# SHORT TASK
Give back only the lines in the records below from the one with "Write the matplotlib code for this chart." to the one with "plt.rcParams['font.family'] = ['Noto", both inclusive, word for word.

((

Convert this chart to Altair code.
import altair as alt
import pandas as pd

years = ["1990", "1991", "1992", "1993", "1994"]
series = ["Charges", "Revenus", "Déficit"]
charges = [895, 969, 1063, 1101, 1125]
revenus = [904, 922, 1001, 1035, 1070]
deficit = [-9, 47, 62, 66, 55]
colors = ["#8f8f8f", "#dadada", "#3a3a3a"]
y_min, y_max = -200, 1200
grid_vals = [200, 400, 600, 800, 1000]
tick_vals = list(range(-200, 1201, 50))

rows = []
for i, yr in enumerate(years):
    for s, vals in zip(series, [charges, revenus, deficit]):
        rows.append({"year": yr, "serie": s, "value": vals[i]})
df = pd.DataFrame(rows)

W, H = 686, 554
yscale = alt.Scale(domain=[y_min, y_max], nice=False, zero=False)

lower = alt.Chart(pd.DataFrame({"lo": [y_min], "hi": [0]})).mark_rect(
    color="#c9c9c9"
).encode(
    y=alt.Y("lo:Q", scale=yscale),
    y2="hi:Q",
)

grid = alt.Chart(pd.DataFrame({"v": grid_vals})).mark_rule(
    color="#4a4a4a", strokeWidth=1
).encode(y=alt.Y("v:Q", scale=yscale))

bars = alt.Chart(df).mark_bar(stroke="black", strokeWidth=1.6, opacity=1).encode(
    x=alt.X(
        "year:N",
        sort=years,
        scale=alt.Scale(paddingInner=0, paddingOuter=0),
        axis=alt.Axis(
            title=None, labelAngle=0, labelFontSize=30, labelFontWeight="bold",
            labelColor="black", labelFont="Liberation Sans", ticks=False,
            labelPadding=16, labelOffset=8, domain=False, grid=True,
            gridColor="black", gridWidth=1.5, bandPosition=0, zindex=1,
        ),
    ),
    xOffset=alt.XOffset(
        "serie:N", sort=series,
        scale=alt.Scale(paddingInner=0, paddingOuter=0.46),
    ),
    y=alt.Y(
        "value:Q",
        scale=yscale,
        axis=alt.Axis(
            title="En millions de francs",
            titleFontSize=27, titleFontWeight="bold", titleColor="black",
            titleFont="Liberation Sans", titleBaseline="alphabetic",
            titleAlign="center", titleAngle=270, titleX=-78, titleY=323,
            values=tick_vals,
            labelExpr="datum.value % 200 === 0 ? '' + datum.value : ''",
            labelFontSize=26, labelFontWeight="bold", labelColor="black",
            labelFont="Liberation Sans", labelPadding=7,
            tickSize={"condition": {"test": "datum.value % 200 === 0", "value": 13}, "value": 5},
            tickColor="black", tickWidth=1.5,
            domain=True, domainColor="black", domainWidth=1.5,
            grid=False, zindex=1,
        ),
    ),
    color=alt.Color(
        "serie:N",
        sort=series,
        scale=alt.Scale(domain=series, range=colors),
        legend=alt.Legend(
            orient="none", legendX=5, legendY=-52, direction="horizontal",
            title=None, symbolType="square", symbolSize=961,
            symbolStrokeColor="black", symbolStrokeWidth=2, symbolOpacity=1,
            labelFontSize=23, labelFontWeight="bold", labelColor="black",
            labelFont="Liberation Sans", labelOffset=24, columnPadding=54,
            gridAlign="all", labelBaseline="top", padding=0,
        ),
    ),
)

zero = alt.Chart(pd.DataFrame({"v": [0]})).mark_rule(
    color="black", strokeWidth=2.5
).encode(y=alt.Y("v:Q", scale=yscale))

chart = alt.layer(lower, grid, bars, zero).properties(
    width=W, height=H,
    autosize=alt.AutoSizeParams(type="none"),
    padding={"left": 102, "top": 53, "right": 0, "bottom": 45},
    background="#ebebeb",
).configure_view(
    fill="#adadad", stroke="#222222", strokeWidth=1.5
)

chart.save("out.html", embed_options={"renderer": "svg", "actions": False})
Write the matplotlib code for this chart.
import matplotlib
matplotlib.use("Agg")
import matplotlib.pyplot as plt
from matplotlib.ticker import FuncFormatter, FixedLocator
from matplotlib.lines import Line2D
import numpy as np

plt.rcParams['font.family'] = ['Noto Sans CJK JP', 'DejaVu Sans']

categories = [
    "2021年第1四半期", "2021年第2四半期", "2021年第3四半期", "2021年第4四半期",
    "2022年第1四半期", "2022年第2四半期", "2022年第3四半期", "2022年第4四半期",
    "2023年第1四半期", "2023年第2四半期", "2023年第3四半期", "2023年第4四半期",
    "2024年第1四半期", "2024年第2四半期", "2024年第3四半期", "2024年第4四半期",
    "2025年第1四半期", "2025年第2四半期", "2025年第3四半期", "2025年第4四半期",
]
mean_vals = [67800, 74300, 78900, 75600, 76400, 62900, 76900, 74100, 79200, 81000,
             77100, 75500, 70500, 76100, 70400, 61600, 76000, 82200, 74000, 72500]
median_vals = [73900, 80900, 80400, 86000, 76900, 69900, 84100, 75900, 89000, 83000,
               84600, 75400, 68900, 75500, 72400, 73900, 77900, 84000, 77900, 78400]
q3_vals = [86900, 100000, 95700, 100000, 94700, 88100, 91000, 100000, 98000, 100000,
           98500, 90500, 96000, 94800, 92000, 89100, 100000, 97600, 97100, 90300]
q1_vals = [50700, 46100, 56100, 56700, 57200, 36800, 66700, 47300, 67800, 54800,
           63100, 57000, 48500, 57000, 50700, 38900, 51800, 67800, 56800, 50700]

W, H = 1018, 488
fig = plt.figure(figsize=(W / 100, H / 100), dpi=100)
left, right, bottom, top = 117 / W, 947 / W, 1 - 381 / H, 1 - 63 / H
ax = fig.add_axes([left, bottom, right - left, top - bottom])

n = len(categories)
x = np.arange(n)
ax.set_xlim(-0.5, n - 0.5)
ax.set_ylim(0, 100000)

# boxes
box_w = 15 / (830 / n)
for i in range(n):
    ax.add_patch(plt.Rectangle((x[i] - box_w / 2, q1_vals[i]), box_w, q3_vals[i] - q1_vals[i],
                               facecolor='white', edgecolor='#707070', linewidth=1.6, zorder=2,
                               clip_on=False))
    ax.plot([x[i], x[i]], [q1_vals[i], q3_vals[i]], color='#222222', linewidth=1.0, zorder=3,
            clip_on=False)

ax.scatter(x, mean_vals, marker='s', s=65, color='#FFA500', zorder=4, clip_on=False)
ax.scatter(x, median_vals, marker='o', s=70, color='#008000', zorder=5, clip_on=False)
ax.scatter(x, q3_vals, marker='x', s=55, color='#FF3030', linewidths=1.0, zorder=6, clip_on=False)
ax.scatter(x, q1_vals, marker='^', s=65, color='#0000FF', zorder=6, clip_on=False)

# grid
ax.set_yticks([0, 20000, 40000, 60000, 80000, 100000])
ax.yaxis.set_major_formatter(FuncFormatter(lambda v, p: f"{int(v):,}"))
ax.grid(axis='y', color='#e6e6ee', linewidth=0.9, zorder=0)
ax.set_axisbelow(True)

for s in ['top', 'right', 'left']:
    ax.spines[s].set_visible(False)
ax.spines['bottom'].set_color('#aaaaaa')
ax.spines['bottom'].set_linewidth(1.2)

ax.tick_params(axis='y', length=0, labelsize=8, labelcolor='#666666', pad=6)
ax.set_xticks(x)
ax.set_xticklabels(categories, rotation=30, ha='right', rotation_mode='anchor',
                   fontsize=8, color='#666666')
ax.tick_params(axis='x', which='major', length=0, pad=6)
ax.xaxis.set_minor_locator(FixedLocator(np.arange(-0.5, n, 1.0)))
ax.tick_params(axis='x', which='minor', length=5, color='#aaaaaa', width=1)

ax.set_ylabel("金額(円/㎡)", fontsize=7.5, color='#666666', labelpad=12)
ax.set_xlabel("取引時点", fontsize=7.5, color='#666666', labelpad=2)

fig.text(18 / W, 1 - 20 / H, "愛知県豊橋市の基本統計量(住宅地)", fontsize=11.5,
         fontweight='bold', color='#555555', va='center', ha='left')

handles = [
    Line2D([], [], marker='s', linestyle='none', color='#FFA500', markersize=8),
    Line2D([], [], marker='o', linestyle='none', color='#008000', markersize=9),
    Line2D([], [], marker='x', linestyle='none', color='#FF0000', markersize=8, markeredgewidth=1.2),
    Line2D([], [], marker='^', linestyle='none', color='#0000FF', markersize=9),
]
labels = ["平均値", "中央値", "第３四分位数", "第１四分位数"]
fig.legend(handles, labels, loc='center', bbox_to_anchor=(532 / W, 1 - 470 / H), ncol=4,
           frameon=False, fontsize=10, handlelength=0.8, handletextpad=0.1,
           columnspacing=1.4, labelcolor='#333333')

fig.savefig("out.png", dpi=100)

))

# SOLUTION TO THIS TASK
Write the matplotlib code for this chart.
import matplotlib
matplotlib.use("Agg")
import matplotlib.pyplot as plt
from matplotlib.ticker import FuncFormatter, FixedLocator
from matplotlib.lines import Line2D
import numpy as np

plt.rcParams['font.family'] = ['Noto Sans CJK JP', 'DejaVu Sans']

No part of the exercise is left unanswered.